--- Start ---

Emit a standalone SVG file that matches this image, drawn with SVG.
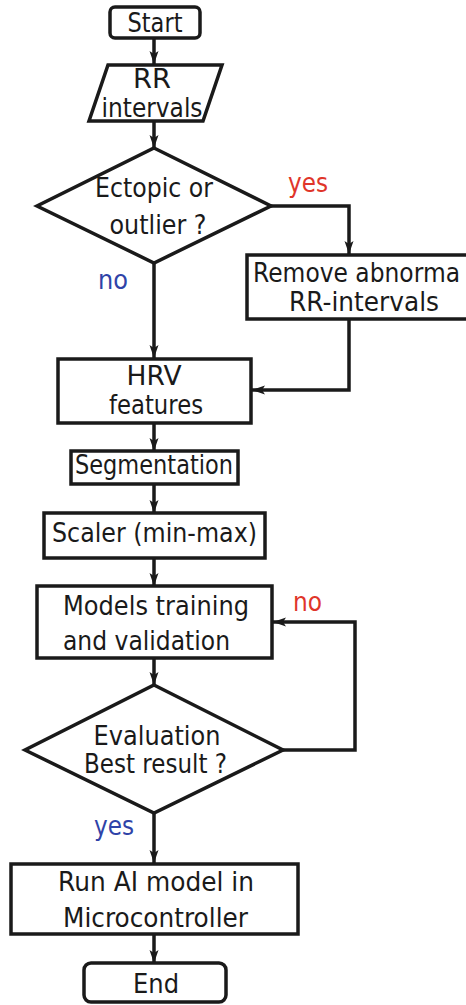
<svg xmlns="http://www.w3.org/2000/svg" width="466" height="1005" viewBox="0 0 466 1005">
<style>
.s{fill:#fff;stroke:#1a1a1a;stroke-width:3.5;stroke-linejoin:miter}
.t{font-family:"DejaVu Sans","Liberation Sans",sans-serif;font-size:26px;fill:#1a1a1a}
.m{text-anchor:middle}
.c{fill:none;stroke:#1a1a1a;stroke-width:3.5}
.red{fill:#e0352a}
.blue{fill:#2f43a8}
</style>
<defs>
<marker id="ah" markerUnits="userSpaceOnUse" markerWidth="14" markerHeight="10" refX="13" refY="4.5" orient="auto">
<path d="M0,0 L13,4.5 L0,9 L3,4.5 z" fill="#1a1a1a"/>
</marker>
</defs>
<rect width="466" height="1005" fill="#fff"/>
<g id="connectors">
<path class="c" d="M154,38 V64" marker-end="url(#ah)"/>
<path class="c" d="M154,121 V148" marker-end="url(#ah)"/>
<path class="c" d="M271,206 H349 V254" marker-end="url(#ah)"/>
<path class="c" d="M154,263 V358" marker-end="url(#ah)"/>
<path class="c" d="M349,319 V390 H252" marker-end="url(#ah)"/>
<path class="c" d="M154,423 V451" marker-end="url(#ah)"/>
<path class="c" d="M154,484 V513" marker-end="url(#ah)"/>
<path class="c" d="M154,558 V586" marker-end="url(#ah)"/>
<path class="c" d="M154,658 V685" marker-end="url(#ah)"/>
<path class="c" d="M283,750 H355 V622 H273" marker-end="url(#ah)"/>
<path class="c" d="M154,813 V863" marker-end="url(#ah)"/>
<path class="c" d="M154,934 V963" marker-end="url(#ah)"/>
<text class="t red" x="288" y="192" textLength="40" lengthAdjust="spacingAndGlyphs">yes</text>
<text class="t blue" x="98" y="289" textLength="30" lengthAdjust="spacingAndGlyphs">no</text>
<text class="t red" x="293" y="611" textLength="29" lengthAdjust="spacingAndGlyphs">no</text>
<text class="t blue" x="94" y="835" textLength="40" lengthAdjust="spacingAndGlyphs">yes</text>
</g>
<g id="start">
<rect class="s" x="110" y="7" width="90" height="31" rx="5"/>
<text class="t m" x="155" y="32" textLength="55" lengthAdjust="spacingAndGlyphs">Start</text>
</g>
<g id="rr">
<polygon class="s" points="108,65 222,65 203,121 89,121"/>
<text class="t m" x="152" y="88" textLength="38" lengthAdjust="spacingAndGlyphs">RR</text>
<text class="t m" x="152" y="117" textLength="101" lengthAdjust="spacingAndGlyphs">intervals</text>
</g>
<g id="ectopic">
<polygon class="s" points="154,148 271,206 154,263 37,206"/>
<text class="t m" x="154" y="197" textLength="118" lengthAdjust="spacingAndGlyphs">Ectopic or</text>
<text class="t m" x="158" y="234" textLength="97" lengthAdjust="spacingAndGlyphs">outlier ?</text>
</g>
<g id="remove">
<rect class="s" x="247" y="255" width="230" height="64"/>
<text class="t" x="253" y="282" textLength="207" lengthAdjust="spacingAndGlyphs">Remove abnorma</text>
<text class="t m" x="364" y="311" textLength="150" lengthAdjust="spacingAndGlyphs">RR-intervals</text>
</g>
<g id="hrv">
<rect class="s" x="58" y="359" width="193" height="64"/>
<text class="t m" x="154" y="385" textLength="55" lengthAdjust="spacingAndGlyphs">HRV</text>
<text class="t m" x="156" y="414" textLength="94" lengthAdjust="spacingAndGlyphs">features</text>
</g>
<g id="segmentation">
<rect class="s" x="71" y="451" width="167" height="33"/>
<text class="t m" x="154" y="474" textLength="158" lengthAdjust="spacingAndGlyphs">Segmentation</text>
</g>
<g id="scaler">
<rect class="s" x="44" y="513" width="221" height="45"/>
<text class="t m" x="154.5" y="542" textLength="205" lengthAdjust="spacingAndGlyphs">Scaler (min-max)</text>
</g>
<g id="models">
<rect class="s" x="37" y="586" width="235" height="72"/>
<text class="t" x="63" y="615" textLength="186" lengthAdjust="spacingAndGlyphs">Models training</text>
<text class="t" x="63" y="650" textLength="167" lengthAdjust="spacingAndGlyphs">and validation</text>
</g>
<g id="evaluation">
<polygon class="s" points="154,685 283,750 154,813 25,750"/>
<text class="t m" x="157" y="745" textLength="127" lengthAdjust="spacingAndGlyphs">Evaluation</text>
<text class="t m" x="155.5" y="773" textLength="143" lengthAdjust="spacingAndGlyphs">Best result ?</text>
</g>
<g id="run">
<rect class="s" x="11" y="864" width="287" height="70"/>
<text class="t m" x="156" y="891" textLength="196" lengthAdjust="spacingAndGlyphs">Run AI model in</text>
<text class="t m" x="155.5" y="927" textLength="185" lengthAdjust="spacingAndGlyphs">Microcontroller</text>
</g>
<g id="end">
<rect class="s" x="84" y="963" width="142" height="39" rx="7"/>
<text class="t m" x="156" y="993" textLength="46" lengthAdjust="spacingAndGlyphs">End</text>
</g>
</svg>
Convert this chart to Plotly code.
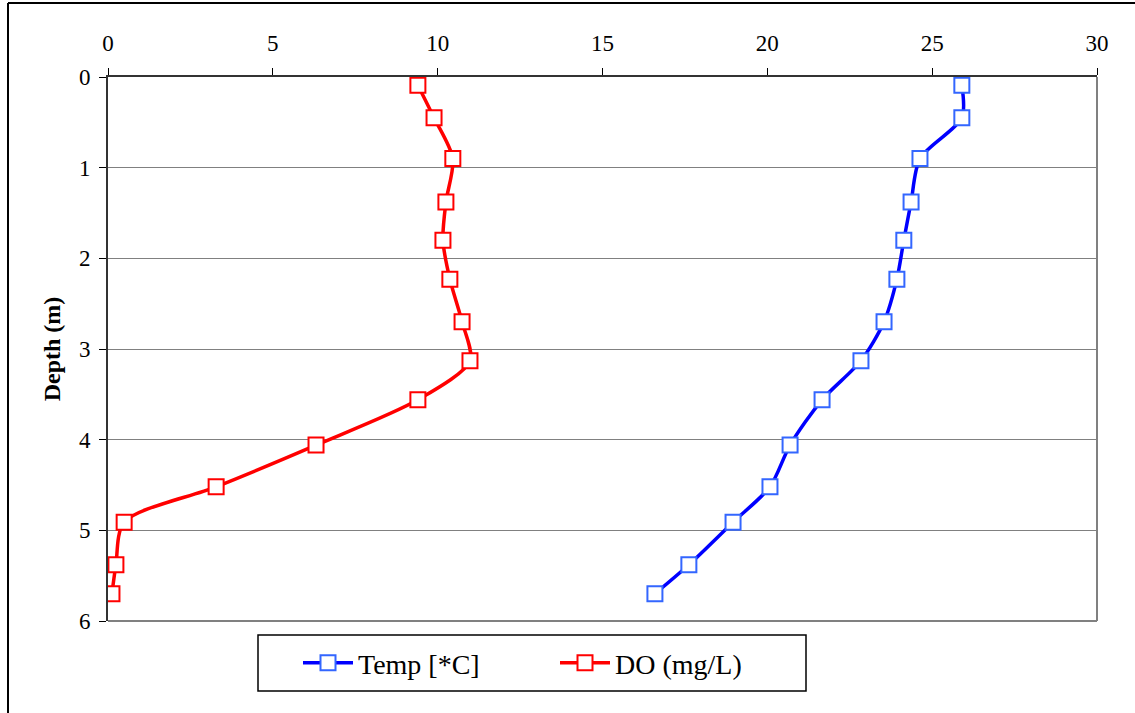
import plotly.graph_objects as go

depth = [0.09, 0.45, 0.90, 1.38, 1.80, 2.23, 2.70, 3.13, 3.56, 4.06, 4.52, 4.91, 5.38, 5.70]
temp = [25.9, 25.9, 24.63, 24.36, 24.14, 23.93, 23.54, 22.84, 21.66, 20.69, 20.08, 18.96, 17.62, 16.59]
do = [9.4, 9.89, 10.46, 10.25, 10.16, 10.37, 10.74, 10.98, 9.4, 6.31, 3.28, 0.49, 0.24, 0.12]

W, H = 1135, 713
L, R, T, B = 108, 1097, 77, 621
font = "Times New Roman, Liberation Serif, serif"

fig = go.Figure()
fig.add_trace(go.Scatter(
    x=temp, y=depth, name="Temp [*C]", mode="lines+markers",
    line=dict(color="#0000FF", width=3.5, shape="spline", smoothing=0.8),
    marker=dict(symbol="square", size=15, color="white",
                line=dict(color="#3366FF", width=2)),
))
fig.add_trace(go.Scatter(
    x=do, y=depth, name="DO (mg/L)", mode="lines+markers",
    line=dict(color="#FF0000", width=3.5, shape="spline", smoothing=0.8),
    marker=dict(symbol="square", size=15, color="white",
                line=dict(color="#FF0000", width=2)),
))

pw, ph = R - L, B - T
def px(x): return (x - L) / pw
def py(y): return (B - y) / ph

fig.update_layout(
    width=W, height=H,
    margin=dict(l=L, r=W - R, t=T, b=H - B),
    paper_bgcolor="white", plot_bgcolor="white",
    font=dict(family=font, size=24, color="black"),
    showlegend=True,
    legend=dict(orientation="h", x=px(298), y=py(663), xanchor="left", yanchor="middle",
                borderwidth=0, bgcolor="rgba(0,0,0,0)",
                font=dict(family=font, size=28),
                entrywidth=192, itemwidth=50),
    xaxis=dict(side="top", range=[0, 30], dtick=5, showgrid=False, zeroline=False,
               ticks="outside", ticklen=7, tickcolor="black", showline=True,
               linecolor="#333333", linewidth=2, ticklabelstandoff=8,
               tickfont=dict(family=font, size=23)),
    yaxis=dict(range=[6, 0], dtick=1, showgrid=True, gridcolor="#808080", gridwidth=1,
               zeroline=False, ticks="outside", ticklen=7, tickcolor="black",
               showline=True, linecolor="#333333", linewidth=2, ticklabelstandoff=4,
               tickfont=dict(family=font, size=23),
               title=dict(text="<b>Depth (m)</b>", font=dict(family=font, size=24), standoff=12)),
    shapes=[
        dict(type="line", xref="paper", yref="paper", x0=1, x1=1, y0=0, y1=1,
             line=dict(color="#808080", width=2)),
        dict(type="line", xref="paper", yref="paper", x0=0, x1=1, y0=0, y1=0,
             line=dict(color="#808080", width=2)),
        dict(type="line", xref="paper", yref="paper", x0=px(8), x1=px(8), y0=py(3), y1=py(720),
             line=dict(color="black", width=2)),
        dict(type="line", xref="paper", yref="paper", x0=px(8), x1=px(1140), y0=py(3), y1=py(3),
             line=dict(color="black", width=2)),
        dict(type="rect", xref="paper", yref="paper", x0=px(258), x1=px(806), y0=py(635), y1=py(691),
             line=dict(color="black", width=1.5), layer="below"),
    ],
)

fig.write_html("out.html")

--- End ---

Keep the pictures out, and extract only the lines that begin at the one containing "Convert this chart to Plotly code." and end at the one containing "import plotly.graph_objects as go", inclusive.

• Task response:
Convert this chart to Plotly code.
import plotly.graph_objects as go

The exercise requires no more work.